Experts did not see the fall in the rates of digital assets as a threat in the long term
Over the past 24 hours, the cryptocurrency market lost about 16% of its total capitalization, which fell to $1.8 billion. This decline was one of the most significant since the beginning of 2022.
Analysts attribute the market decline to macroeconomic factors and the likely aggravation of the geopolitical situation. Bitget’s marketing director in the CIS Anton Toroptsev believes that investors’ sell-off of high-tech assets, such as digital currencies, is related to the instability of the labor market in the United States, the fall in the index of business activity in industry, the level of the current key rate and the conflict between Israel and Iran.
“Additional nervousness among investors was caused by the uncertainty of the US Federal Reserve’s actions in matters that concern interest rate changes,” said Nikita Vassev, founder of TerraCrypto.
He also believes that the situation is influenced by market participants’ anxiety over the risk of recession in the United States. In addition, the global economy is affected by unrest in Venezuela, the death of the head of the Hamas politburo, tensions between Israel and Iran. This “does not add investors confidence in the future and does not inspire them to buy high-risk assets,” the expert believes.
The stock market has also seen significant drawdown due to macroeconomic factors. According to Richard Teng, head of Binance, major indices and futures have fallen sharply due to rising recession expectations.
“These fears intensified following the release of the US jobs report on Friday, raising concerns about the sustainability of economic growth. In addition, ongoing geopolitical tensions contributed to market uncertainty and volatility,” a top Binance executive wrote.
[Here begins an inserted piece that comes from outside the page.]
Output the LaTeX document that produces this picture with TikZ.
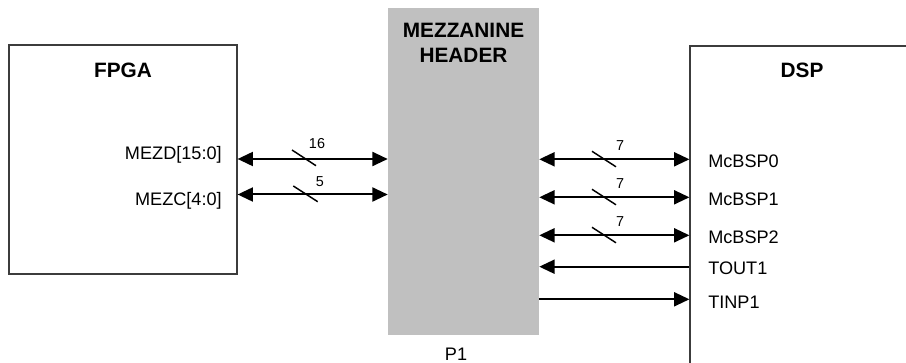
\documentclass[tikz,border=0pt]{standalone}
\usepackage{fontspec}
\setmainfont{Liberation Sans}
\usepackage{tikz}
\usetikzlibrary{arrows.meta}
\usepackage{xcolor}
\definecolor{frameline}{RGB}{60,60,60}
\definecolor{headergrey}{RGB}{192,192,192}

\begin{document}
\begin{tikzpicture}[x=0.75pt, y=-0.75pt,
    >={Triangle[length=11.5pt,width=10.5pt]},
    chip/.style={draw=frameline, line width=0.9pt, inner sep=0pt},
    title/.style={font=\fontsize{15.6}{18.75}\selectfont\bfseries, inner sep=0pt},
    pin/.style={font=\fontsize{13.6}{16}\selectfont, inner sep=0pt},
    num/.style={font=\fontsize{10.8}{12}\selectfont, inner sep=0pt},
    bus/.style={line width=1.5pt},
    slash/.style={line width=1.1pt}]
    \useasboundingbox (0,0) rectangle (906,363);
    % FPGA box
    \node[chip, minimum width=171pt, minimum height=171.75pt] (fpga) at (123,159.5) {};
    \node[title, anchor=base] (fpgat) at (123,77.3) {FPGA};
    % Mezzanine header
    \node[fill=headergrey, inner sep=0pt, minimum width=113.25pt,
      minimum height=245.25pt] (hdr) at (463.5,171.5) {};
    \node[title, anchor=north, align=center] (hdrt) at (463.5,22.7)
      {MEZZANINE\\HEADER};
    \node[pin, anchor=base] (p1) at (456,360) {P1};
    % DSP box (runs off the page)
    \node[chip, minimum width=202.5pt, minimum height=280.5pt] (dsp) at (825,233) {};
    \node[title, anchor=base] (dspt) at (802,77.3) {DSP};
    % FPGA side
    \node[pin, anchor=base east] (mezd) at (222,159.3) {MEZD[15:0]};
    \node[pin, anchor=base east] (mezc) at (222,205.7) {MEZC[4:0]};
    \draw[bus,<->] (fpga.east |- 0,159) -- (hdr.west |- 0,159);
    \draw[slash] (292,150) -- (316,165.7);
    \node[num, anchor=base] (w16) at (317,148.3) {16};
    \draw[bus,<->] (fpga.east |- 0,194.5) -- (hdr.west |- 0,194.5);
    \draw[slash] (293.3,186) -- (317.7,201.7);
    \node[num, anchor=base] (w5) at (320,186.7) {5};
    % DSP side, serial ports
    \foreach \yy/\lab [count=\i from 0] in {159.3/McBSP0,197.3/McBSP1,235.3/McBSP2}{
      \draw[bus,<->] (hdr.east |- 0,\yy) -- (dsp.west |- 0,\yy);
      \draw[slash] (592,\yy-8) -- (616,\yy+7.5);
      \node[num, anchor=base] (w\i) at (620,\yy-8.6) {7};
      \node[pin, anchor=base west] (mcbsp\i) at (708,\yy+8.3) {\lab};
    }
    % timer lines
    \node[pin, anchor=base west] (tout) at (708,274) {TOUT1};
    \node[pin, anchor=base west] (tinp) at (708,308) {TINP1};
    \draw[bus,<-] (hdr.east |- 0,266.7) -- (dsp.west |- 0,266.7);
    \draw[bus,->] (hdr.east |- 0,299.3) -- (dsp.west |- 0,299.3);
\end{tikzpicture}
\end{document}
However, analysts do not see the decline in digital currencies as a threat to the market’s long-term outlook. Binance hopes that the Federal Reserve will cut interest rates as early as September, which will have a favorable impact on the U.S. economy.
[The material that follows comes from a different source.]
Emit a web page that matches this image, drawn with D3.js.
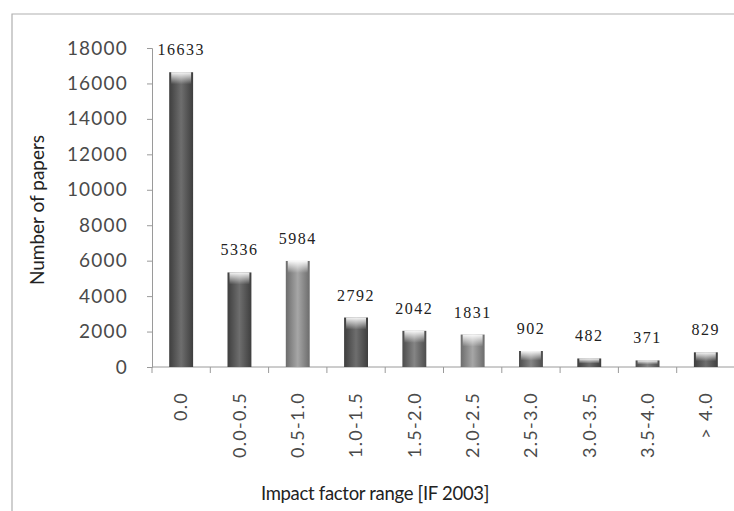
<!DOCTYPE html>
<html>
<head>
<meta charset="utf-8">
<script src="https://cdn.jsdelivr.net/npm/d3@7"></script>
<style>
  html, body { margin: 0; padding: 0; background: #fff; }
  svg { display: block; }
</style>
</head>
<body>
<script>
// Papers per impact-factor range (IF 2003)
const categories = ["0.0", "0.0-0.5", "0.5-1.0", "1.0-1.5", "1.5-2.0", "2.0-2.5", "2.5-3.0", "3.0-3.5", "3.5-4.0", "> 4.0"];
const papers = [16633, 5336, 5984, 2792, 2042, 1831, 902, 482, 371, 829];
const yTicks = [0, 2000, 4000, 6000, 8000, 10000, 12000, 14000, 16000, 18000];

// bar shading (print-style grey tones)
const tones = ["dark", "dark", "light", "dark", "mid", "light", "mid", "dark", "mid", "dark"];

const W = 734, H = 511;
const svg = d3.select("body").append("svg").attr("width", W).attr("height", H);

const defs = svg.append("defs");
const toneStops = {
  dark:  ["#3e3e3e", "#6e6e6e", "#3e3e3e"],
  mid:   ["#4c4c4c", "#858585", "#4c4c4c"],
  light: ["#6c6c6c", "#a6a6a6", "#6c6c6c"]
};
Object.entries(toneStops).forEach(([k, s]) => {
  const g = defs.append("linearGradient").attr("id", "g-" + k)
    .attr("x1", "0").attr("x2", "1").attr("y1", "0").attr("y2", "0");
  g.append("stop").attr("offset", "0%").attr("stop-color", s[0]);
  g.append("stop").attr("offset", "50%").attr("stop-color", s[1]);
  g.append("stop").attr("offset", "100%").attr("stop-color", s[2]);
});
const cap = defs.append("linearGradient").attr("id", "cap")
  .attr("x1", "0").attr("x2", "0").attr("y1", "0").attr("y2", "1");
cap.append("stop").attr("offset", "0%").attr("stop-color", "#fff").attr("stop-opacity", 0.95);
cap.append("stop").attr("offset", "100%").attr("stop-color", "#fff").attr("stop-opacity", 0);

// frame
svg.append("path")
  .attr("d", `M12,${H} L12,14 L${W},14`)
  .attr("fill", "none").attr("stroke", "#b0b0b0").attr("stroke-width", 1.2);

const plot = { left: 152, right: 735, top: 48, bottom: 367 };

const x = d3.scaleBand().domain(categories).range([plot.left, plot.right]).paddingInner(0.59).paddingOuter(0.295);
const y = d3.scaleLinear().domain([0, 18000]).range([plot.bottom, plot.top]);

// y axis
const yAxis = svg.append("g").attr("transform", `translate(${plot.left},0)`)
  .call(d3.axisLeft(y).tickValues(yTicks).tickSize(5).tickPadding(19).tickFormat(d3.format("d")));
yAxis.select(".domain").attr("stroke", "#9a9a9a");
yAxis.selectAll(".tick line").attr("stroke", "#9a9a9a");
yAxis.selectAll("text")
  .attr("font-family", "Lato, 'Open Sans', sans-serif")
  .attr("font-size", 19).attr("fill", "#4a4a4a").attr("letter-spacing", 1.2);

// x axis: ticks on band boundaries
const xg = svg.append("g").attr("transform", `translate(0,${plot.bottom})`);
xg.append("line").attr("x1", plot.left).attr("x2", W).attr("stroke", "#9a9a9a");
const step = x.step();
xg.selectAll("line.tk").data(d3.range(categories.length + 1)).join("line")
  .attr("class", "tk")
  .attr("x1", i => plot.left + i * step).attr("x2", i => plot.left + i * step)
  .attr("y1", 0).attr("y2", 6).attr("stroke", "#9a9a9a");
xg.selectAll("text").data(categories).join("text")
  .attr("transform", d => `translate(${x(d) + x.bandwidth() / 2},25) rotate(-90)`)
  .attr("text-anchor", "end").attr("dy", "0.35em")
  .attr("font-family", "Lato, 'Open Sans', sans-serif")
  .attr("font-size", 18).attr("fill", "#4a4a4a").attr("letter-spacing", 1.3)
  .text(d => d);

// bars
const bars = svg.append("g");
bars.selectAll("rect.bar").data(papers).join("rect")
  .attr("class", "bar")
  .attr("x", (d, i) => x(categories[i]))
  .attr("y", d => y(d))
  .attr("width", x.bandwidth())
  .attr("height", d => plot.bottom - y(d))
  .attr("fill", (d, i) => `url(#g-${tones[i]})`);
bars.selectAll("rect.cap").data(papers).join("rect")
  .attr("class", "cap")
  .attr("x", (d, i) => x(categories[i]) + 2)
  .attr("y", d => y(d))
  .attr("width", x.bandwidth() - 4)
  .attr("height", d => Math.min(12, (plot.bottom - y(d)) * 0.6))
  .attr("fill", "url(#cap)");

// value labels
svg.append("g").selectAll("text").data(papers).join("text")
  .attr("x", (d, i) => x(categories[i]) + x.bandwidth() / 2)
  .attr("y", d => y(d) - 17)
  .attr("text-anchor", "middle")
  .attr("font-family", "'Liberation Serif', 'DejaVu Serif', serif")
  .attr("font-size", 16).attr("fill", "#222").attr("letter-spacing", 1.5)
  .text(d => d);

// axis titles
svg.append("text")
  .attr("transform", "translate(44,210) rotate(-90)")
  .attr("text-anchor", "middle")
  .attr("font-family", "Lato, 'Open Sans', sans-serif")
  .attr("font-size", 19).attr("fill", "#222")
  .text("Number of papers");
svg.append("text")
  .attr("x", 375).attr("y", 500)
  .attr("text-anchor", "middle")
  .attr("font-family", "Lato, 'Open Sans', sans-serif")
  .attr("font-size", 18.5).attr("fill", "#222").attr("letter-spacing", -0.3)
  .text("Impact factor range [IF 2003]");
</script>
</body>
</html>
“This is not to say that the cryptocurrency market will not recover again this year — in the coming weeks we will see active actions by a group of G7 central banks aimed at preventing an international crisis. This will take the form of emergency support measures, i.e. flooding the markets with liquidity, which will also support cryptocurrency. The key question now is only to what levels the market will fall to before it starts to recover on positive fundamental signals,” — said an analyst of the cryptocurrency market Victor Pershikov.